Data>
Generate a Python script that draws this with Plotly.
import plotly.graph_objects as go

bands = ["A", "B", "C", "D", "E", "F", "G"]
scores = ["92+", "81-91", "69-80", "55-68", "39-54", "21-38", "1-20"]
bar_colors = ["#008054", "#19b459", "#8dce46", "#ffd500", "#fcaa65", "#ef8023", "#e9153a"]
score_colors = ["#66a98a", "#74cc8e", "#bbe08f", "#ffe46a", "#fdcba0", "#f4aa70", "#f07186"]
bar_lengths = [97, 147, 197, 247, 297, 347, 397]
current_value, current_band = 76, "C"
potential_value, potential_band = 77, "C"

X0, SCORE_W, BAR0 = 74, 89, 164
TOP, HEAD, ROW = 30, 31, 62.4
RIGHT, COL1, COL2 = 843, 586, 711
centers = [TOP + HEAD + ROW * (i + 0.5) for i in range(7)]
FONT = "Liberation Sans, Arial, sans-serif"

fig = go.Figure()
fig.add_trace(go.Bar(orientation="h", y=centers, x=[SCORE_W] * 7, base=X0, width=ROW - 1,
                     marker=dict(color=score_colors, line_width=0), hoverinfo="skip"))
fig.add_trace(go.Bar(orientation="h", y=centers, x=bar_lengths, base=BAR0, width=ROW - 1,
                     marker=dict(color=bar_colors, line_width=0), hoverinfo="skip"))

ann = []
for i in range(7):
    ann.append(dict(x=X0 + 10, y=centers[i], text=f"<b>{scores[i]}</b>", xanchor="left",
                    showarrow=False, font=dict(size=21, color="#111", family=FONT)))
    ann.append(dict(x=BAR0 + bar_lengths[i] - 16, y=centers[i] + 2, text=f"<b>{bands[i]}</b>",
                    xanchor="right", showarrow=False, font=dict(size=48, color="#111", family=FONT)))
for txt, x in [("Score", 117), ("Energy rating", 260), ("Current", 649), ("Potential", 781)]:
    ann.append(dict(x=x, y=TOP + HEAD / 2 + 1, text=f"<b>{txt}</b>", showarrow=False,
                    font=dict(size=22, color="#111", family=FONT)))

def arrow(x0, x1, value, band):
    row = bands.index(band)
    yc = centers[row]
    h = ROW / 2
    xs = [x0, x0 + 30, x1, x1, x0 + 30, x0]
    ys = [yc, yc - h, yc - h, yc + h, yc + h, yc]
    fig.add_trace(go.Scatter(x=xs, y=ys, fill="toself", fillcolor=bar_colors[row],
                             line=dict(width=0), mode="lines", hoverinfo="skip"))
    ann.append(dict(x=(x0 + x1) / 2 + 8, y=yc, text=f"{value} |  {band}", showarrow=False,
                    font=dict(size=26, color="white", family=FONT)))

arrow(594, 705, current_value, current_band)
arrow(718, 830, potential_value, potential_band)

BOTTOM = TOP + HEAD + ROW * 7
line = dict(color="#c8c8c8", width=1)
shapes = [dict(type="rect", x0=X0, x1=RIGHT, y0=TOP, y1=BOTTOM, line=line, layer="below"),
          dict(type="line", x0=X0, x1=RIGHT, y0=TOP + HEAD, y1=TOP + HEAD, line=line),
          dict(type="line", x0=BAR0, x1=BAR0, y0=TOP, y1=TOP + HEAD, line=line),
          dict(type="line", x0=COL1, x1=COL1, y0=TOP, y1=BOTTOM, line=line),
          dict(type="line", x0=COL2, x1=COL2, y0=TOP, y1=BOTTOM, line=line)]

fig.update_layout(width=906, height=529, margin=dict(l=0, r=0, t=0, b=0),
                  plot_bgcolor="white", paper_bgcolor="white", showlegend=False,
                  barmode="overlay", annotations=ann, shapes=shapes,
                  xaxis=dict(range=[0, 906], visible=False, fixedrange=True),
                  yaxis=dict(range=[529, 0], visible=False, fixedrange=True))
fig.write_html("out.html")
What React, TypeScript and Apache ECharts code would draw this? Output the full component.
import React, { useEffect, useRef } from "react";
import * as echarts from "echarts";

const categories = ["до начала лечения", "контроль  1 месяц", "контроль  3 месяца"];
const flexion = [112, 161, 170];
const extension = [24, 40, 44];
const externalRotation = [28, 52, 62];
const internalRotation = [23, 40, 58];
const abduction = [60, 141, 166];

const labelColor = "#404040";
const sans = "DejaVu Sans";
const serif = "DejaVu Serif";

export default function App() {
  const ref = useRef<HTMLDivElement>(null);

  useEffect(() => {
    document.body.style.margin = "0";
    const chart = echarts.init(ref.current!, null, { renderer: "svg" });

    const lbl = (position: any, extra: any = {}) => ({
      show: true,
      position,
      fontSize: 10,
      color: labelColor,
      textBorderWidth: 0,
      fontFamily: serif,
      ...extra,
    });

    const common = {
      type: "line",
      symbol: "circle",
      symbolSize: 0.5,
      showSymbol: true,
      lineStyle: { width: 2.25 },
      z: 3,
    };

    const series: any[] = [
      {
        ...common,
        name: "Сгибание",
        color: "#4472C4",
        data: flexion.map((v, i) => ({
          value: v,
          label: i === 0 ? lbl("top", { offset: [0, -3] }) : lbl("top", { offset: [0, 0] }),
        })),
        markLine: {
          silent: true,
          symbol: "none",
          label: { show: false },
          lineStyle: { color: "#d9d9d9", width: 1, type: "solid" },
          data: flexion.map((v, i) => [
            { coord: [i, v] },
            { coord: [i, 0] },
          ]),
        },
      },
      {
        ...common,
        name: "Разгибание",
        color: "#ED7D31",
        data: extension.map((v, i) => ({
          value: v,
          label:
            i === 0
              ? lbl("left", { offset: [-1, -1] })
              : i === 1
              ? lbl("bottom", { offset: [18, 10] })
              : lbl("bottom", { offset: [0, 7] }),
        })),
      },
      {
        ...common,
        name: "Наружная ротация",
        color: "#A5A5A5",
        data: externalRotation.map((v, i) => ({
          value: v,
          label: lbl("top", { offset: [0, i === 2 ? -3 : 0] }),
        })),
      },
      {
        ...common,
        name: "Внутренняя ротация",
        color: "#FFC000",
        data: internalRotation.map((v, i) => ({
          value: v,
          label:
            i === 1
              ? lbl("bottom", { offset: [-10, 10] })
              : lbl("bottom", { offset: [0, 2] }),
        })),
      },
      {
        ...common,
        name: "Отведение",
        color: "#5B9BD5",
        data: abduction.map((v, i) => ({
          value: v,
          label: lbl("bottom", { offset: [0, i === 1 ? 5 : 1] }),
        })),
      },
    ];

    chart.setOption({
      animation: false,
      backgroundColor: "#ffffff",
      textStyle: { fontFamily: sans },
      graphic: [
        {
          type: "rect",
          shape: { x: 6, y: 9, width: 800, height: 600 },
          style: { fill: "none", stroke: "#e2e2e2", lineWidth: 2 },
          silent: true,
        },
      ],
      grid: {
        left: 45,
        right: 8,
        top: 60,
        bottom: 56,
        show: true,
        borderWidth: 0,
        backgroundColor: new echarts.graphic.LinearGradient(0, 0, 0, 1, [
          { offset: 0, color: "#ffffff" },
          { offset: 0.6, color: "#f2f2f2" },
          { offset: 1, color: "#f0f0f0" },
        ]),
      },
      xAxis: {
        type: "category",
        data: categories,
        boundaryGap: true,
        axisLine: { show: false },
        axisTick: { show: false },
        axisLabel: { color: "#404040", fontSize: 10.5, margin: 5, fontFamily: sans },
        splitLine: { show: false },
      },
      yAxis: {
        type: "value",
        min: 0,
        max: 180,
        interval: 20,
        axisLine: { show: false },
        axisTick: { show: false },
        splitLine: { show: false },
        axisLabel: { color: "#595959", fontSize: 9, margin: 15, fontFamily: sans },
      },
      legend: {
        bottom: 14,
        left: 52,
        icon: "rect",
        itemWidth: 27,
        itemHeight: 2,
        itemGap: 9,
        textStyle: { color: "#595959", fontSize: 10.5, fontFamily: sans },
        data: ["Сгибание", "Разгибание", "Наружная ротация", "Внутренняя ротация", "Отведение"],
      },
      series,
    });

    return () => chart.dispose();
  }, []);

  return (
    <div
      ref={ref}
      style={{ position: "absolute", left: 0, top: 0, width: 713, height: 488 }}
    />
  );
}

...

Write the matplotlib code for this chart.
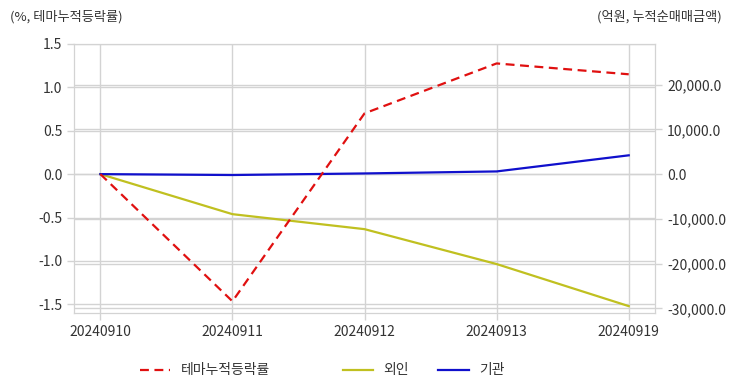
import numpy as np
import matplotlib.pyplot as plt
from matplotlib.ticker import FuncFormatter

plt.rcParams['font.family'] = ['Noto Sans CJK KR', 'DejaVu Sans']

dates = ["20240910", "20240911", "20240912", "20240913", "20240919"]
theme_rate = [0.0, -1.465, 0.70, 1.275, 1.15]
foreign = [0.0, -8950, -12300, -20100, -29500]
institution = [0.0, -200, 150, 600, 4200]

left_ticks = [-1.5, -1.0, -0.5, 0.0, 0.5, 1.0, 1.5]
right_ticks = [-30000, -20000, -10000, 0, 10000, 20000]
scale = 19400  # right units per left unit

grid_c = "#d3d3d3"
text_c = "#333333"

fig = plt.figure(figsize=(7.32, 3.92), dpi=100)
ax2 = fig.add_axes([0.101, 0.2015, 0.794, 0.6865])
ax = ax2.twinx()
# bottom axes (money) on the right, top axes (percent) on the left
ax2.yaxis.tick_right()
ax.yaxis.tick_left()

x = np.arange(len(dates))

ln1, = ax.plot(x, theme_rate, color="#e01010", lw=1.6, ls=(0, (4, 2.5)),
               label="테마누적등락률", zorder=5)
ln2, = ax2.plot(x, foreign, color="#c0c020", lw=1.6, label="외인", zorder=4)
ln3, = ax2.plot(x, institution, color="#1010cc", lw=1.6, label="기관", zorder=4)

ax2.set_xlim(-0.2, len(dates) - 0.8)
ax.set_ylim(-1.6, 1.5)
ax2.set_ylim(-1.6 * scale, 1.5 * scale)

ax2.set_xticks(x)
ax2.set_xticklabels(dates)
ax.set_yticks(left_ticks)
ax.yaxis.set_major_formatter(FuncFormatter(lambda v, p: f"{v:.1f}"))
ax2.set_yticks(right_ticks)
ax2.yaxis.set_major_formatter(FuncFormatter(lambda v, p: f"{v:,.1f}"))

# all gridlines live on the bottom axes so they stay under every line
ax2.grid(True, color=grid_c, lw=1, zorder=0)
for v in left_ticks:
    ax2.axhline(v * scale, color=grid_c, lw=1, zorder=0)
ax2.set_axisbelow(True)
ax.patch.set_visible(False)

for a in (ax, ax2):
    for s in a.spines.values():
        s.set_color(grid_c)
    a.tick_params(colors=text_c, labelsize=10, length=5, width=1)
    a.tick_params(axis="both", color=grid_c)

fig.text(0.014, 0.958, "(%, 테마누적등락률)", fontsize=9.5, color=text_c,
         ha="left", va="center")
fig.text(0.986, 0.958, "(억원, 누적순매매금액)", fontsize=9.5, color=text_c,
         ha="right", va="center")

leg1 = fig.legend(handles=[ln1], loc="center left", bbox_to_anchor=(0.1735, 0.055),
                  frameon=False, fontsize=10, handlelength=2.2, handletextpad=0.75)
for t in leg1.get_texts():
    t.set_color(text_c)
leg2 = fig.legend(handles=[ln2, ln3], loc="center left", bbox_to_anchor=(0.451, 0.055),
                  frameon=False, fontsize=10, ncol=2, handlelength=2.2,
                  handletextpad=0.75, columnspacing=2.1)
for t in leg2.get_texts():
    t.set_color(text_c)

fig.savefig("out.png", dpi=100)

Task to carry out> Copy out each line in the preceding records that contains "React".

Output of the exercise>
What React, TypeScript and Apache ECharts code would draw this? Output the full component.
import React, { useEffect, useRef } from "react";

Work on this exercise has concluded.